Estos días, Raquel y yo hemos hablado mucho sobre todo lo que ocurrió. Y sobre el desenlace final de esta historia, que pronto se conocerá. Es una sensación agridulce; ambos creemos que Cifuentes probablemente será absuelta. Y sea cual sea la sentencia, las principales víctimas no se verán compensadas por la Justicia: son todos esos alumnos que sí fueron a clase y se esforzaron para lograr un título que otros recibieron sin merecerlo. 

Pero también creemos que algo sí logramos, y lo de menos es que Cifuentes pueda acabar en prisión. Pusimos la lupa del periodismo sobre la universidad, y estamos seguros de que esta investigación ayudó a mejorar el sistema público. Dudo que otro político vuelva a recibir un título regalado. Y a pesar de que esta investigación nos ha costado muchas noches sin dormir y más de dos años imputados a penas de cárcel, ha merecido la pena. Lo volveríamos a hacer.

En el banquillo de los acusados, Cristina Cifuentes admitió todas y cada una de las informaciones que hace tres años publicamos en elDiario.es: todas las irregularidades y tratos de favor que durante meses negó. 

Con todo lo que hoy sabemos, con todo lo que ella misma declaró ante el juez, les invito a que repasen este vídeo. Es del 26 de marzo de 2018. Fue el día en que ella anunció la querella contra elDiario.es.

Cifuentes tiene derecho a mentir, como lo tienen todos los imputados para defenderse de una acusación penal. Pero no tenía derecho a hacerlo como presidenta de la Comunidad de Madrid.

Cuesta encontrar a alguien que mienta así de bien. 

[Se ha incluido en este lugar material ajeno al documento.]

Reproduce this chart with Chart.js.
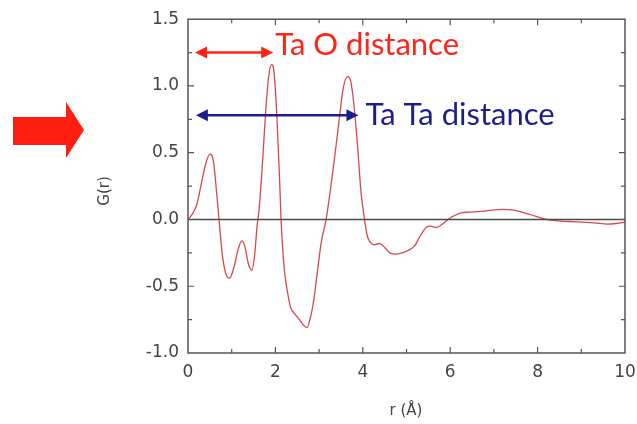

En el banquillo de los acusados, Cristina Cifuentes contó una versión de los hechos realmente peculiar. Reconoció que nunca fue a clase. Que nunca fue a los exámenes. Que se matriculó fuera de plazo, cuando el primer trimestre ya había concluido. Que jamás conoció a sus profesores, ni habló nunca con ellos. Que solo se comunicó con el fallecido catedrático Enrique Álvarez Conde, al que mandaba unos supuestos trabajos académicos por cada asignatura. Que no guarda copia de ninguno de estos trabajos porque los enviaba en papel y a través de mensajero (en el año 2012 ya se había inventado el email). Que terminó el curso y ni siquiera preguntó por sus notas, ni supo de ellas hasta varios años después. 

La Universidad, según Cristina Cifuentes, es un lugar mágico y especial, donde ocurren estas cosas, que a cualquiera que realmente haya estudiado le parecen de aurora boreal. Pero a Cifuentes nada de todo esto le extrañó. “No me sorprendió porque había otras universidades que utilizaban sistemas parecidos para los alumnos que trabajaban”, asegura sin que le crezca la nariz.